Given data:
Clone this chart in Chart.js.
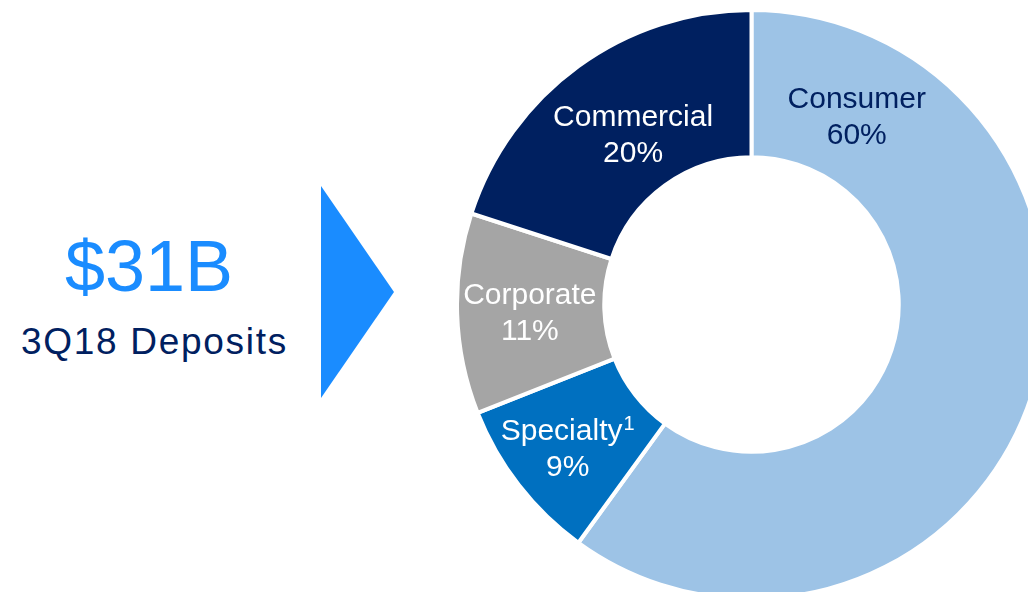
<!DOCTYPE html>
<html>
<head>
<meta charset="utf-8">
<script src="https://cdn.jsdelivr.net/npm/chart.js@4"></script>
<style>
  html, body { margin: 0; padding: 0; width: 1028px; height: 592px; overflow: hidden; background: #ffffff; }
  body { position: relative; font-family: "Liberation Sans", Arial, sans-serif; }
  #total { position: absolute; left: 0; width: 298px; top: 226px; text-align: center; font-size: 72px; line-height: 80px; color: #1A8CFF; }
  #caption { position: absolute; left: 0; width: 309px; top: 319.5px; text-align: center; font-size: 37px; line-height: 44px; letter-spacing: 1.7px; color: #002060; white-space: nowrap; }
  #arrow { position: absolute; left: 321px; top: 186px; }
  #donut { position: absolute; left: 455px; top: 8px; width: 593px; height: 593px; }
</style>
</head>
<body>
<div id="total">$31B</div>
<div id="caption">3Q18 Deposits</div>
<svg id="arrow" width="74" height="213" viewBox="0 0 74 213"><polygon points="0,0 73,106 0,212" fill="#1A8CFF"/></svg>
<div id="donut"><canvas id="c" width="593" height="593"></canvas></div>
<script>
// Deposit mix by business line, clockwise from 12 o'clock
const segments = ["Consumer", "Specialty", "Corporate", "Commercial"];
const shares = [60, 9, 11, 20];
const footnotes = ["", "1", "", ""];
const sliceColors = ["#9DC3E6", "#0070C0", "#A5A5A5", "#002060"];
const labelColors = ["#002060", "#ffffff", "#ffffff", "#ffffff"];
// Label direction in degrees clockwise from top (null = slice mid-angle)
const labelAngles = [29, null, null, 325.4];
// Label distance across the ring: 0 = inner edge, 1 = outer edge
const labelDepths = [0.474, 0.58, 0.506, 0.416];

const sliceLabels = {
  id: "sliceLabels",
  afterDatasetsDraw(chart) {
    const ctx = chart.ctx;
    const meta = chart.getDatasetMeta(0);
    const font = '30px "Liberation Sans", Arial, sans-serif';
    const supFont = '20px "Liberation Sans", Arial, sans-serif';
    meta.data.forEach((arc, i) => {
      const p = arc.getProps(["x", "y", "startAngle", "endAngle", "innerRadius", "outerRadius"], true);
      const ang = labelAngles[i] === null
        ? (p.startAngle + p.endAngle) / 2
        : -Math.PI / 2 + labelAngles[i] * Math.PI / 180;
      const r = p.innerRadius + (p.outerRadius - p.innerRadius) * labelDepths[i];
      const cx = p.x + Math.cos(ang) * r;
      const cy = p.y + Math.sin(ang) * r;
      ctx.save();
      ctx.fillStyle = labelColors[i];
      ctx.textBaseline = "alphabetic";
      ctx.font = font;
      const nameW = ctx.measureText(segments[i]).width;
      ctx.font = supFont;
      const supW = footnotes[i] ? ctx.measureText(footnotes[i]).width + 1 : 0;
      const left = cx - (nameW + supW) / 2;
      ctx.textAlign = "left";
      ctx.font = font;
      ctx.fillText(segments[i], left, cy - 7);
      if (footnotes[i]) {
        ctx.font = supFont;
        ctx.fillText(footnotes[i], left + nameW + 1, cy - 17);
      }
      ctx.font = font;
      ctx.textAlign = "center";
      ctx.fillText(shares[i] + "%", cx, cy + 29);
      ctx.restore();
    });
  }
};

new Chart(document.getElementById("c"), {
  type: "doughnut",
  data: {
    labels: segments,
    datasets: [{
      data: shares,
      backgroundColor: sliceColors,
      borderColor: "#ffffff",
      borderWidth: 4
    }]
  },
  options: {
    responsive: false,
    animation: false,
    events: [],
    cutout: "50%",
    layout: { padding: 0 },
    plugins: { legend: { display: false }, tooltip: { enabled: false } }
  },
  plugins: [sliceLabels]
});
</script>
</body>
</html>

What is required: Every line above should be repeated exactly; pictures stay out of the copy.

Expected answer:
Clone this chart in Chart.js.
<!DOCTYPE html>
<html>
<head>
<meta charset="utf-8">
<script src="https://cdn.jsdelivr.net/npm/chart.js@4"></script>
<style>
  html, body { margin: 0; padding: 0; width: 1028px; height: 592px; overflow: hidden; background: #ffffff; }
  body { position: relative; font-family: "Liberation Sans", Arial, sans-serif; }
  #total { position: absolute; left: 0; width: 298px; top: 226px; text-align: center; font-size: 72px; line-height: 80px; color: #1A8CFF; }
  #caption { position: absolute; left: 0; width: 309px; top: 319.5px; text-align: center; font-size: 37px; line-height: 44px; letter-spacing: 1.7px; color: #002060; white-space: nowrap; }
  #arrow { position: absolute; left: 321px; top: 186px; }
  #donut { position: absolute; left: 455px; top: 8px; width: 593px; height: 593px; }
</style>
</head>
<body>
<div id="total">$31B</div>
<div id="caption">3Q18 Deposits</div>
<svg id="arrow" width="74" height="213" viewBox="0 0 74 213"><polygon points="0,0 73,106 0,212" fill="#1A8CFF"/></svg>
<div id="donut"><canvas id="c" width="593" height="593"></canvas></div>
<script>
// Deposit mix by business line, clockwise from 12 o'clock
const segments = ["Consumer", "Specialty", "Corporate", "Commercial"];
const shares = [60, 9, 11, 20];
const footnotes = ["", "1", "", ""];
const sliceColors = ["#9DC3E6", "#0070C0", "#A5A5A5", "#002060"];
const labelColors = ["#002060", "#ffffff", "#ffffff", "#ffffff"];
// Label direction in degrees clockwise from top (null = slice mid-angle)
const labelAngles = [29, null, null, 325.4];
// Label distance across the ring: 0 = inner edge, 1 = outer edge
const labelDepths = [0.474, 0.58, 0.506, 0.416];

const sliceLabels = {
  id: "sliceLabels",
  afterDatasetsDraw(chart) {
    const ctx = chart.ctx;
    const meta = chart.getDatasetMeta(0);
    const font = '30px "Liberation Sans", Arial, sans-serif';
    const supFont = '20px "Liberation Sans", Arial, sans-serif';
    meta.data.forEach((arc, i) => {
      const p = arc.getProps(["x", "y", "startAngle", "endAngle", "innerRadius", "outerRadius"], true);
      const ang = labelAngles[i] === null
        ? (p.startAngle + p.endAngle) / 2
        : -Math.PI / 2 + labelAngles[i] * Math.PI / 180;
      const r = p.innerRadius + (p.outerRadius - p.innerRadius) * labelDepths[i];
      const cx = p.x + Math.cos(ang) * r;
      const cy = p.y + Math.sin(ang) * r;
      ctx.save();
      ctx.fillStyle = labelColors[i];
      ctx.textBaseline = "alphabetic";
      ctx.font = font;
      const nameW = ctx.measureText(segments[i]).width;
      ctx.font = supFont;
      const supW = footnotes[i] ? ctx.measureText(footnotes[i]).width + 1 : 0;
      const left = cx - (nameW + supW) / 2;
      ctx.textAlign = "left";
      ctx.font = font;
      ctx.fillText(segments[i], left, cy - 7);
      if (footnotes[i]) {
        ctx.font = supFont;
        ctx.fillText(footnotes[i], left + nameW + 1, cy - 17);
      }
      ctx.font = font;
      ctx.textAlign = "center";
      ctx.fillText(shares[i] + "%", cx, cy + 29);
      ctx.restore();
    });
  }
};

new Chart(document.getElementById("c"), {
  type: "doughnut",
  data: {
    labels: segments,
    datasets: [{
      data: shares,
      backgroundColor: sliceColors,
      borderColor: "#ffffff",
      borderWidth: 4
    }]
  },
  options: {
    responsive: false,
    animation: false,
    events: [],
    cutout: "50%",
    layout: { padding: 0 },
    plugins: { legend: { display: false }, tooltip: { enabled: false } }
  },
  plugins: [sliceLabels]
});
</script>
</body>
</html>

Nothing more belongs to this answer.